Written instruction:
Identify each line below containing the string "matplotlib" and copy it.

Information shown:
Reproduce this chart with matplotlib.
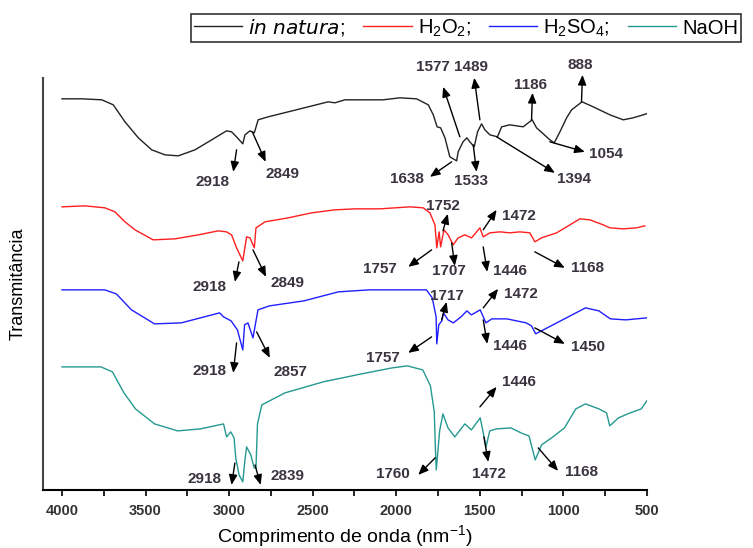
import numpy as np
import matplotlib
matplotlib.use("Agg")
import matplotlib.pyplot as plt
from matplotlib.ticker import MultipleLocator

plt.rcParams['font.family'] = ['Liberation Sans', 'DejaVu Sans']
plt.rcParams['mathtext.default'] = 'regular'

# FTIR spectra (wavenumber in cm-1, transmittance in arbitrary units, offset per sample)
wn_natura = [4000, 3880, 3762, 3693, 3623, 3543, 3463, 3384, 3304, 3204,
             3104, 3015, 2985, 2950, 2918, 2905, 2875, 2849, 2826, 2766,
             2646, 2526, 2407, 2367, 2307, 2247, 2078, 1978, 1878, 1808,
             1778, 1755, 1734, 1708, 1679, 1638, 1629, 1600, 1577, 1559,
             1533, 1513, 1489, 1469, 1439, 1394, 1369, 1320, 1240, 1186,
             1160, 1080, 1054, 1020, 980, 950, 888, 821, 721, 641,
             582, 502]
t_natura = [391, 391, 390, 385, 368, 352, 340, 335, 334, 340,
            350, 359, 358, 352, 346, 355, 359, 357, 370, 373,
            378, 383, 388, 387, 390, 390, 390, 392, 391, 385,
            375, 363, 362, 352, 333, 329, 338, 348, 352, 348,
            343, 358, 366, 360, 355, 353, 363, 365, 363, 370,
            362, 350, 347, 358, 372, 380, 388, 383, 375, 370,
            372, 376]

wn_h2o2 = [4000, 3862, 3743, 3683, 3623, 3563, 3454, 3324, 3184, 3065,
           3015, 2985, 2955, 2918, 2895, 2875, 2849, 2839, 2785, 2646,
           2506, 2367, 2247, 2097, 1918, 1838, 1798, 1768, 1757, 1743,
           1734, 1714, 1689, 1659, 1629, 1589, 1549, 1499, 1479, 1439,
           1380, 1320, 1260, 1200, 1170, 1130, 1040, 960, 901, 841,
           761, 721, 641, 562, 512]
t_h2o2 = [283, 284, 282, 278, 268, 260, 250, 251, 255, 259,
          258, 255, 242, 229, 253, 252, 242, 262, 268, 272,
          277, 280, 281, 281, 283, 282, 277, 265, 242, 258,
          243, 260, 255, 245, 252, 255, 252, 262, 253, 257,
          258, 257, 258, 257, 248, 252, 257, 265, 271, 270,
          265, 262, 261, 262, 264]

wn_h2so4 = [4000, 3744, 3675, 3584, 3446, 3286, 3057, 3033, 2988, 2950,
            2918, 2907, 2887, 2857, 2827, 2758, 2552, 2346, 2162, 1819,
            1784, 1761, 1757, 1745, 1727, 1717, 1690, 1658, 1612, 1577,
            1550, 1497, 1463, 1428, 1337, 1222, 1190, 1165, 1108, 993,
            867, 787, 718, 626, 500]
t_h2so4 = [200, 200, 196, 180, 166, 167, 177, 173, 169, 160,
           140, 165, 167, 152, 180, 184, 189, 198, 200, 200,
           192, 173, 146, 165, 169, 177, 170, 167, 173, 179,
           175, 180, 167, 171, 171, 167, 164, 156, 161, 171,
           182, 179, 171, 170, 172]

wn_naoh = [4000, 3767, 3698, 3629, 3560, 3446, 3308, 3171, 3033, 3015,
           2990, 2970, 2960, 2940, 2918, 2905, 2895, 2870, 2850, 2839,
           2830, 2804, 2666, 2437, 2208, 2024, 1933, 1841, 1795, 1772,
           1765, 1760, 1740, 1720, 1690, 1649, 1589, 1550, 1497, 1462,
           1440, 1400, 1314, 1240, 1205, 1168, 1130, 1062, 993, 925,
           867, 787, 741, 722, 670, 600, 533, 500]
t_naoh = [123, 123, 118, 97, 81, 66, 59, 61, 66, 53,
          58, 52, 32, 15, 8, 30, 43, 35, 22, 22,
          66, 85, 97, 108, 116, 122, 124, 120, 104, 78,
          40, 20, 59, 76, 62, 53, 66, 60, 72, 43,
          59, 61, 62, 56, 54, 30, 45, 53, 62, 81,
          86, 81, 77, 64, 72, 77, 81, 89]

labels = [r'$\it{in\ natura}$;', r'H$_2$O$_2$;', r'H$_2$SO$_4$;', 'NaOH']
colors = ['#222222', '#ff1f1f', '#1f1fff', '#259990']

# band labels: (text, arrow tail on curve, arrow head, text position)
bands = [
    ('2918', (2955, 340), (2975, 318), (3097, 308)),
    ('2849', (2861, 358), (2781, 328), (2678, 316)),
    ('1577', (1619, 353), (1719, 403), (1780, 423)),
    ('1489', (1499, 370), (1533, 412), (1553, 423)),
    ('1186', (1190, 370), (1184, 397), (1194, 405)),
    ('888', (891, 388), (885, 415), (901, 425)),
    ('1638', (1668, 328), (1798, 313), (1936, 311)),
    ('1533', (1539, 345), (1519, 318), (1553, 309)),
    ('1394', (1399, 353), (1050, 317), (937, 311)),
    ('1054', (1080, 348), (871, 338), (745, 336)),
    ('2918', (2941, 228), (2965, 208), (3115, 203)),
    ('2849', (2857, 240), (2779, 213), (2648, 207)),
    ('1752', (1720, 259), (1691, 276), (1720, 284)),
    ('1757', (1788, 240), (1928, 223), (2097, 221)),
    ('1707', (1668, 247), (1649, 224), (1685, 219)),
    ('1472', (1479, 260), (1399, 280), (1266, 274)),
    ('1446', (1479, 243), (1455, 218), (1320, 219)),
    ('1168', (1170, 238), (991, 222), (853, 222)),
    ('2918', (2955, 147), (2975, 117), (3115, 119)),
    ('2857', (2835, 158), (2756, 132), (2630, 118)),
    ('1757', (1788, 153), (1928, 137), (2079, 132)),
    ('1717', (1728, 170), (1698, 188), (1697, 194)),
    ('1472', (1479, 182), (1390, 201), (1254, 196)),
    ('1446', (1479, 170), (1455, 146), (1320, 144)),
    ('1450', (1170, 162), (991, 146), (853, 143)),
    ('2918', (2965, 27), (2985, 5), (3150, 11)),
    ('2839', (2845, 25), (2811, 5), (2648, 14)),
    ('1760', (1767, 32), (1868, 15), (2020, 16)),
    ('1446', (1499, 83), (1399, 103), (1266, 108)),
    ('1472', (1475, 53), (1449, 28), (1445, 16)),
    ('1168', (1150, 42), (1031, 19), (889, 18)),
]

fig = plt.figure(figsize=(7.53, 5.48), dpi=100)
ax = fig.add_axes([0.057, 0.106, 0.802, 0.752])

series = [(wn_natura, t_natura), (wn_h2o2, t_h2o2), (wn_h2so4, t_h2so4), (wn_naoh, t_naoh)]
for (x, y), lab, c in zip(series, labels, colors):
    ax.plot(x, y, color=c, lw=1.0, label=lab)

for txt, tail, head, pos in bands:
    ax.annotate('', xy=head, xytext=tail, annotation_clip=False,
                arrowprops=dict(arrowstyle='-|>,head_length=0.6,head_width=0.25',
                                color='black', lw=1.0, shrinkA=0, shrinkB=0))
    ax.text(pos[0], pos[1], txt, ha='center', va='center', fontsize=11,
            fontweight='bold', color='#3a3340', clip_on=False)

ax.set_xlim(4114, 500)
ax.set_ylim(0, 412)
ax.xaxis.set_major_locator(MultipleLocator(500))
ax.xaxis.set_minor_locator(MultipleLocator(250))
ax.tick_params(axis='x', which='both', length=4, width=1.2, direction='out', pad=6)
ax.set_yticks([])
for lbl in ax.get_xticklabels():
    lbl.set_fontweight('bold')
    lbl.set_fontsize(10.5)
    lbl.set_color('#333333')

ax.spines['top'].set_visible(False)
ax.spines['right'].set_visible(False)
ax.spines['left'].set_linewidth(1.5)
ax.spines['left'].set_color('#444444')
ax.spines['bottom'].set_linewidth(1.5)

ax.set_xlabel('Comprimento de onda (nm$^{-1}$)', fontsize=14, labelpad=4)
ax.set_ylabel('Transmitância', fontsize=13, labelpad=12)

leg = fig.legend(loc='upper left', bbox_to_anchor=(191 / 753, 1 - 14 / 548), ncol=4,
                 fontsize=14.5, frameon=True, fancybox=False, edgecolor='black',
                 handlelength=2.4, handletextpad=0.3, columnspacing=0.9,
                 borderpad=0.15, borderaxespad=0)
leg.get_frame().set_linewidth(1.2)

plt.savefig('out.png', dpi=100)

Result:
Reproduce this chart with matplotlib.
import matplotlib
matplotlib.use("Agg")
import matplotlib.pyplot as plt
from matplotlib.ticker import MultipleLocator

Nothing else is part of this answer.